Для снижения рисков эксперты выделяют несколько обязательных мер. Во‑первых, строгая модель ордеров: узкое, конкретное описание данных, сроков и объектов доступа, запрет на «генеральные» рыболовные операции. Во‑вторых, технические ограничения на стороне инструментов: по умолчанию выключены модули удаленного слежения, аудит всех действий в неизменяемых журналах, автоматическое удаление несоотносимых данных. В‑третьих, независимый надзор — от судебного контроля постфактум до внешних аудитов вендоров, включая анализ исходного кода или, как минимум, верифицируемых сборок.
Не менее важна прозрачность для общества: регулярные отчеты о количестве ордеров, видах задействованных технологий, категории дел и результатах. Агрегированные данные не раскрывают тактику и не мешают расследованиям, но позволяют оценить масштаб и тенденции, определить, где инструмент действительно помогает, а где подменяет работу традиционной оперативной и аналитической работы.
С точки зрения технологических платформ ответ очевиден: ускорение цикла обновлений безопасности, расширение функций защиты на уровне устройств (изоляция модемов, аппаратные корни доверия, мониторинг аномалий), борьба с уязвимостями нулевого дня через поощрение исследователей и строгие запреты на торговлю эксплойтами в серых рынках. Производители мессенджеров, в свою очередь, развивают пост‑компрометационную устойчивость: привязка сессий к аппаратным ключам, уведомления об аттестате устройства, квоты на запросы к облаку и аномалистику по токенам.

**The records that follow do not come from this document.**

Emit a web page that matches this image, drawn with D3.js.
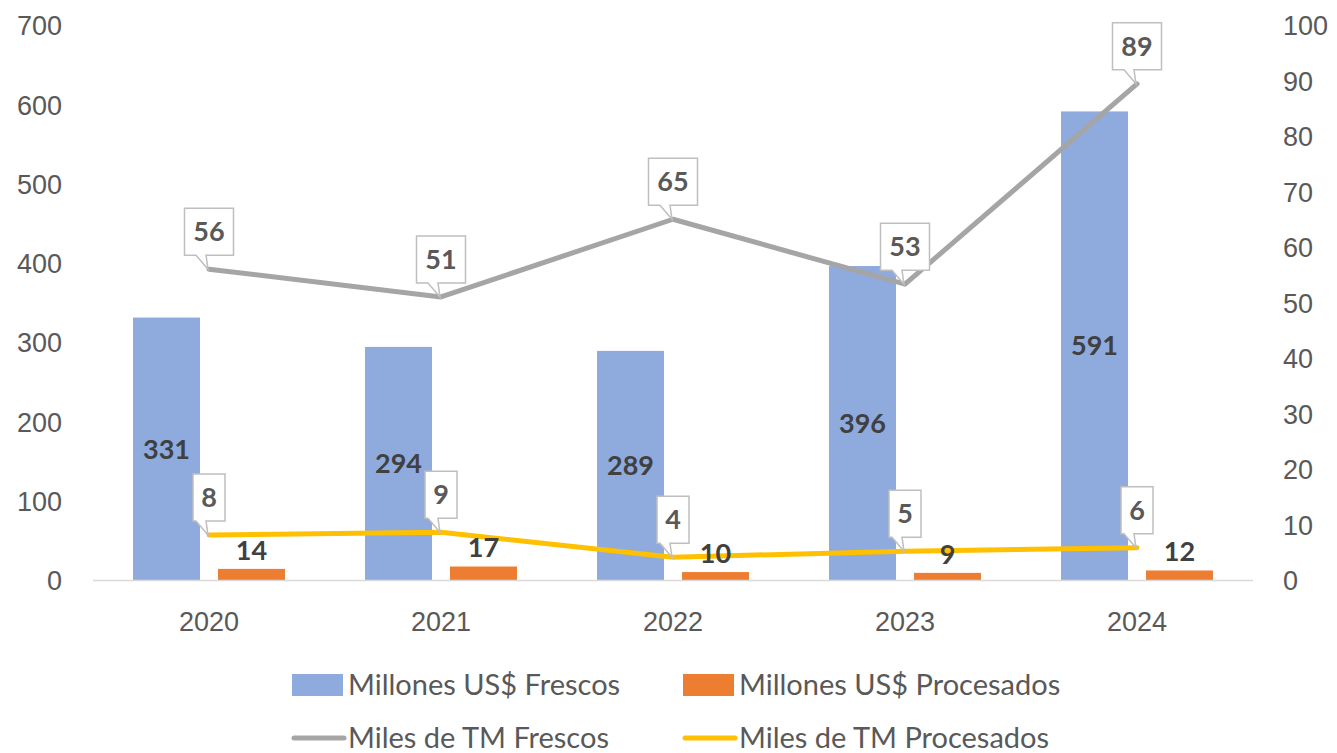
<!DOCTYPE html>
<meta charset="utf-8">
<style>
body { margin: 0; background: #fff; }
svg { font-family: Lato, "Open Sans", sans-serif; }
.axis text { font-size: 27px; fill: #595959; }
.axis path, .axis line { display: none; }
.barlabel { font-size: 27px; font-weight: bold; fill: #404040; }
.callout path { fill: #fff; stroke: #bfbfbf; stroke-width: 1.5px; }
.callout text { font-size: 27px; font-weight: bold; fill: #595959; }
.legend text { font-size: 29px; fill: #595959; }
</style>
<svg width="1337" height="753"></svg>
<script src="https://d3js.org/d3.v7.min.js"></script>
<script>

var years = ["2020", "2021", "2022", "2023", "2024"];
var usdFrescos = [331, 294, 289, 396, 591];
var usdProcesados = [14, 17, 10, 9, 12];
var tmFrescos = [56.0, 51.0, 65.0, 53.3, 89.4];
var tmProcesados = [8.1, 8.6, 4.1, 5.2, 5.8];
var leftTicks = [0, 100, 200, 300, 400, 500, 600, 700];
var rightTicks = [0, 10, 20, 30, 40, 50, 60, 70, 80, 90, 100];

var svg = d3.select("svg"),
    plotLeft = 93, plotRight = 1253, plotTop = 25, plotBottom = 580;

var x = d3.scaleBand()
    .domain(years)
    .range([plotLeft, plotRight])
    .paddingInner(0.345)
    .paddingOuter(0.345 / 2);

var x1 = d3.scaleBand()
    .domain(["f", "p"])
    .range([0, x.bandwidth()])
    .paddingInner(0.212);

var yL = d3.scaleLinear().domain([0, 700]).range([plotBottom, plotTop]);
var yR = d3.scaleLinear().domain([0, 100]).range([plotBottom, plotTop]);

function cx(d) { return x(d) + x.bandwidth() / 2; }

// axes
svg.append("g")
    .attr("class", "axis")
    .attr("transform", "translate(62,0)")
    .call(d3.axisLeft(yL).tickValues(leftTicks).tickSize(0).tickPadding(0))
    .selectAll("text").attr("dy", "0.36em");

svg.append("g")
    .attr("class", "axis")
    .attr("transform", "translate(1283,0)")
    .call(d3.axisRight(yR).tickValues(rightTicks).tickSize(0).tickPadding(0))
    .selectAll("text").attr("dy", "0.36em");

svg.append("g")
    .attr("class", "axis")
    .attr("transform", "translate(0," + plotBottom + ")")
    .call(d3.axisBottom(x).tickSize(0).tickPadding(0))
    .selectAll("text").attr("dy", "0").attr("y", 51);

// bars
var barData = [];
years.forEach(function(y, i) {
  barData.push({year: y, key: "f", v: usdFrescos[i], color: "#8faadc"});
  barData.push({year: y, key: "p", v: usdProcesados[i], color: "#ed7d31"});
});

svg.append("g").selectAll("rect")
  .data(barData)
  .enter().append("rect")
    .attr("x", function(d) { return x(d.year) + x1(d.key); })
    .attr("width", x1.bandwidth())
    .attr("y", function(d) { return yL(d.v); })
    .attr("height", function(d) { return plotBottom - yL(d.v); })
    .attr("fill", function(d) { return d.color; });

svg.append("line")
    .attr("x1", plotLeft).attr("x2", plotRight)
    .attr("y1", plotBottom + 0.5).attr("y2", plotBottom + 0.5)
    .attr("stroke", "#d9d9d9").attr("stroke-width", 1.5);

// lines
var line = d3.line()
    .x(function(d, i) { return cx(years[i]); })
    .y(function(d) { return yR(d); });

svg.append("path")
    .datum(tmFrescos)
    .attr("d", line)
    .attr("fill", "none").attr("stroke", "#a5a5a5")
    .attr("stroke-width", 5).attr("stroke-linejoin", "round").attr("stroke-linecap", "round");

svg.append("path")
    .datum(tmProcesados)
    .attr("d", line)
    .attr("fill", "none").attr("stroke", "#ffc000")
    .attr("stroke-width", 5).attr("stroke-linejoin", "round").attr("stroke-linecap", "round");

// bar labels
svg.append("g").selectAll("text")
  .data(barData)
  .enter().append("text")
    .attr("class", "barlabel")
    .attr("text-anchor", "middle")
    .attr("x", function(d) { return x(d.year) + x1(d.key) + x1.bandwidth() / 2; })
    .attr("y", function(d) {
      return d.key == "f" ? (yL(d.v) + plotBottom) / 2 : yL(d.v) - 19;
    })
    .attr("dy", "0.36em")
    .text(function(d) { return d.v; });

// callouts
function callouts(vals) {
  var g = svg.append("g").attr("class", "callout")
    .selectAll("g")
    .data(vals)
    .enter().append("g");

  g.each(function(d, i) {
    var el = d3.select(this),
        px = cx(years[i]) - 1,
        py = yR(d),
        label = String(Math.round(d)),
        w = label.length == 1 ? 32 : 49,
        h = 47,
        bx = px - w / 2 + 1,
        bb = py - 14,
        bt = bb - h;
    var p = "M" + bx + "," + bt + "H" + (bx + w) + "V" + bb +
      "H" + (px - 2) + "L" + px + "," + py + "L" + (px - 12) + "," + bb +
      "H" + bx + "Z";
    el.append("path").attr("d", p);
    el.append("text")
      .attr("text-anchor", "middle")
      .attr("x", bx + w / 2)
      .attr("y", bt + h / 2)
      .attr("dy", "0.36em")
      .text(label);
  });
}
callouts(tmFrescos);
callouts(tmProcesados);

// legend
var legend = [
  {name: "Millones US$ Frescos", color: "#8faadc", type: "rect", x: 292, y: 685},
  {name: "Millones US$ Procesados", color: "#ed7d31", type: "rect", x: 683, y: 685},
  {name: "Miles de TM Frescos", color: "#a5a5a5", type: "line", x: 292, y: 738},
  {name: "Miles de TM Procesados", color: "#ffc000", type: "line", x: 683, y: 738}
];

var lg = svg.append("g").attr("class", "legend")
  .selectAll("g")
  .data(legend)
  .enter().append("g")
    .attr("transform", function(d) { return "translate(" + d.x + "," + d.y + ")"; });

lg.filter(function(d) { return d.type == "rect"; })
  .append("rect")
    .attr("x", 0).attr("y", -11).attr("width", 51).attr("height", 22)
    .attr("fill", function(d) { return d.color; });

lg.filter(function(d) { return d.type == "line"; })
  .append("line")
    .attr("x1", 2).attr("x2", 52).attr("y1", 0).attr("y2", 0)
    .attr("stroke", function(d) { return d.color; })
    .attr("stroke-width", 5).attr("stroke-linecap", "round");

lg.append("text")
    .attr("x", 56)
    .attr("dy", "0.36em")
    .text(function(d) { return d.name; });

</script>
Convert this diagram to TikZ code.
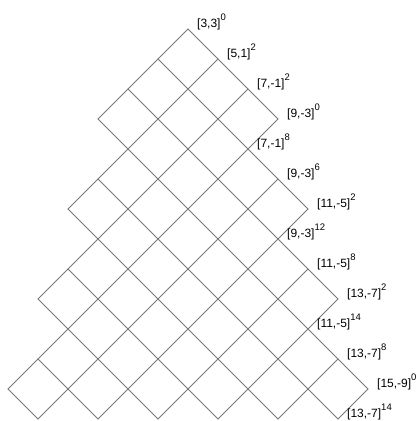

Практическая плоскость для пользователей и правозащитных организаций — оперативная гигиена и процедурные протоколы. Регулярные обновления, использование современных моделей с поддержкой последних патчей, многофакторная аутентификация с аппаратными ключами, запрет на установку приложений из непроверенных источников, сегментация аккаунтов и минимизация следов в облаке. Для профессиональных сообществ — стандарты безопасной коммуникации, «чистые» устройства для чувствительных задач и планы реагирования при подозрении на компрометацию.
Наконец, политическая дискуссия должна выйти за рамки «можем — значит, будем». Зрелая правовая система способна одновременно обеспечивать эффективность расследований и уважение к базовым правам. Без четких правил, прозрачности и подотчетности даже самая технологически продвинутая борьба с преступностью превращается в риск для демократии. Доступ ICE к израильскому шпионскому ПО — сигнал о том, что именно сейчас необходимо закрепить стандарты, которые определят границы допустимого на годы вперед.
Что дальше? Вероятно, расширение числа контрактов и попытки конгрессменов усилить надзор. В судах — новые прецеденты, где защита будет добиваться раскрытия методов и ограничений использования цифровых средств. На рынке — эволюция инструментов: меньше «грубых» кейлоггеров, больше точечных эксплойтов и облачных сценариев. В обществе — растущий запрос на объяснимость. От того, насколько быстро регуляторы, суды и сами ведомства отреагируют на эти вызовы, зависит баланс между безопасностью и свободой в цифровую эпоху.